It’s not hard for Giancarlo Stanton to stand out in a crowd. Look at him: He’s 6-feet-6 of granite, and along with Aaron Judge, one of the towers that span the horizon on the New York Yankees.
But Stanton hasn’t been around much this season. In fact, he’s been the poster boy for the incessant string of injuries that has torn the team’s roster asunder since April.
Remarkably, the Yankees began play on Thursday with a magic number of one in the American League East, one win shy of 100 and one game behind the Houston Astros for home-field in the upcoming playoffs.
And now they suddenly have a decision to make. With Stanton finally back from his knee injury, how and when do they re-incorporate him into a lineup that has done just fine without him?

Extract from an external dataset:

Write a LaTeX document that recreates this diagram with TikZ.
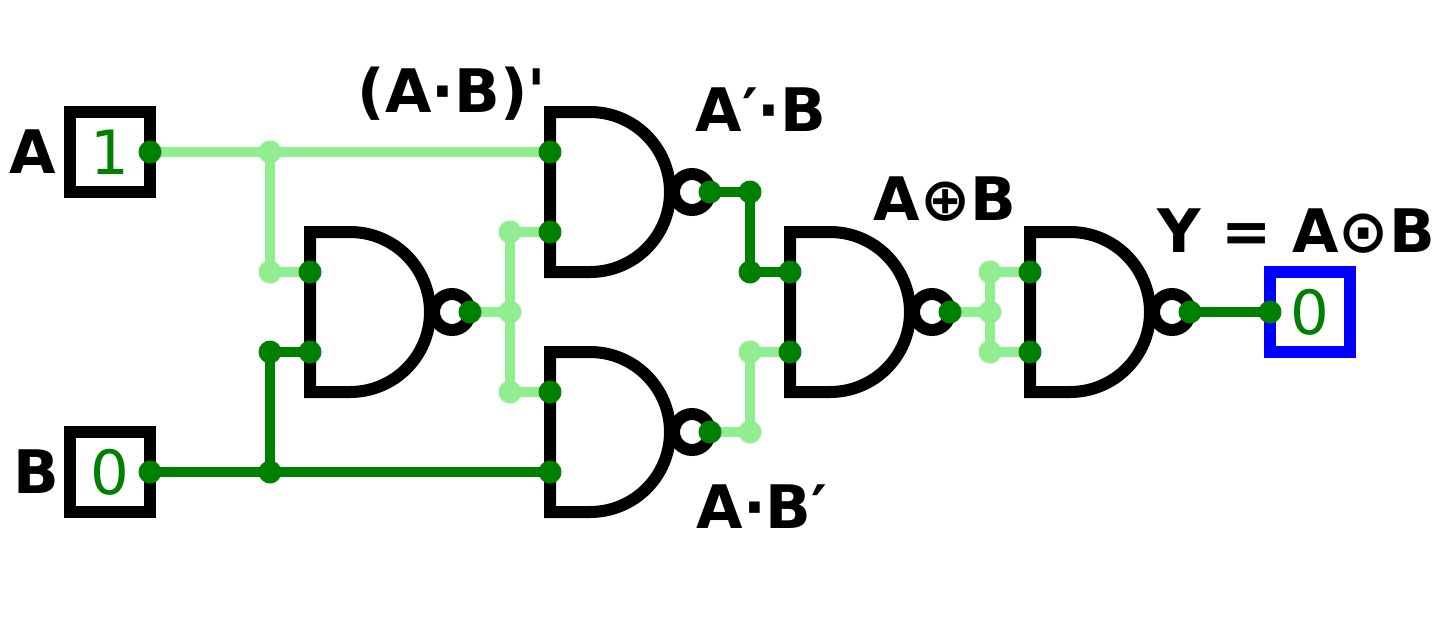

Stanton returned to the team on Wednesday against the Los Angeles Angels at Yankee Stadium. Manager Aaron Boone put him into the five-hole and sent him out to left field.
“I was sleeping on whether I wanted (to give him) a DH day or play the field. We both felt like today was a good day to start out in the field and get a couple of at-bats and start getting built up in that way,” said Boone.
And right on cue, Stanton smacked a double into the left-center gap in his first at-bat and was retired on a hard-hit ground out in second at-bat before striking out in the sixth inning.
Boone then kept his pregame promise of removing Stanton for a defensive replacement to start the seventh inning. The manager did want to move too quickly too fast with his star.
“For not being out there for a few months, I felt good in the box and moved around pretty well in the outfield, so it’s a good start,” Stanton told reporters after the game. “You’ve just got to lock it in and go with what you know. If it’s going to take a little bit of time it will, but it will be back and forth for a little while, and I have a week and a half to figure it out.”
Unbelievably, this was just the 10th game of the season for Stanton and it was his first since straining his right knee on June 25. He’s also dealt with a left biceps strain, a cranky left shoulder and a strained calf.
Over the course of the last nine games, Boone will use him regularly in an effort to gauge how useful he might be to the team in the postseason.
It’s not as easy a decision as you might expect. The Yankees have excelled this season without him, hardly missing the powerful punch he normally provides. And knowing how prone he is to strikeouts, and how unreliably he performed in the playoffs in 2018 (.238, one homer, one RBI in 21 at-bats) the Yankees need to decide whether to rock a boat that’s been sailing quite smoothly.
“You’ve just got to roll with what you’ve got,” said Stanton. “I worked to get back and I’m here now, so using these games as a tune-up and be ready for the playoffs.
“I’d like to play as much as I can to get at-bats, but I’ve still got to be smart with not being able to go on a rehab assignment at all. Just have to build it up and get it right.”
In his brief time in the lineup, Stanton is hitting .294 with one home run and seven RBIs. The Yankees plan to use him as their designated hitter and in left field. But just like its worked out all season, the timing for Stanton’s return is perfect.
Mike Tauchman, the journeyman outfielder acquired from the Colorado Rockies, had played spectacularly in Stanton’s place. But he strained his left calf earlier this month and is not expected to return this season.
Tauchman’s is not the only injury the Yankees are currently dealing with in their outfield. Aaron Hicks (elbow) is also likely done for the season and Cameron Maybin has been playing lately with a sore wrist.
“I’m here now,” said Stanton.
Before rejoining the Yankees, Stanton was forced to work out at the team’s spring training facility in Tampa, Fla., because the Minor League season is over. While there he took his swings against instructional league pitchers; not exactly the type he’ll be facing in the playoffs. But the Yankees saw great progress in his health and mobility.
“For not being out there for a few months, I felt good in the box and moved around pretty well in the outfield,” Stanton said. “It was a good start. I’d like to play as much as I can to get at-bats, but I’ve still got to be smart with not being able to go on a rehab assignment.”
What can a healthy Stanton provide the Yankees? Well, he signed his 13-year, $325 million deal with the Miami Marlins in 2017 after hitting 59 homers and winning the National League’s MVP.
In his first season with the Yankees, his numbers were less gaudy – 38 homers, 100 RBIs with a .266 batting average in 158 games. But now they really need him, especially with other sluggers like Gary Sanchez and Edwin Encarnacion also currently out.
“When we’re 60-70 guys in that room at the start, we try and get across in that message that even though you may not think so, there are a lot of guys in this room that may have to impact our big-league club this year,” said Boone.
“And we’re serious about that. We try to prepare them for what might be a role in the season. We’ve had to dig into that a little more than obviously anyone could have imagined this year, but to their credit over and over and over again, guys have come in and the next-man up has really taken hold and they’ve stepped up in a big way to allow us to be in this position.”
Well, Giancarlo Stanton is now in the “next-man-up” situation for the team he was signed to lead. It remains to be seen if this will benefit a team with aspirations to win a World Championship.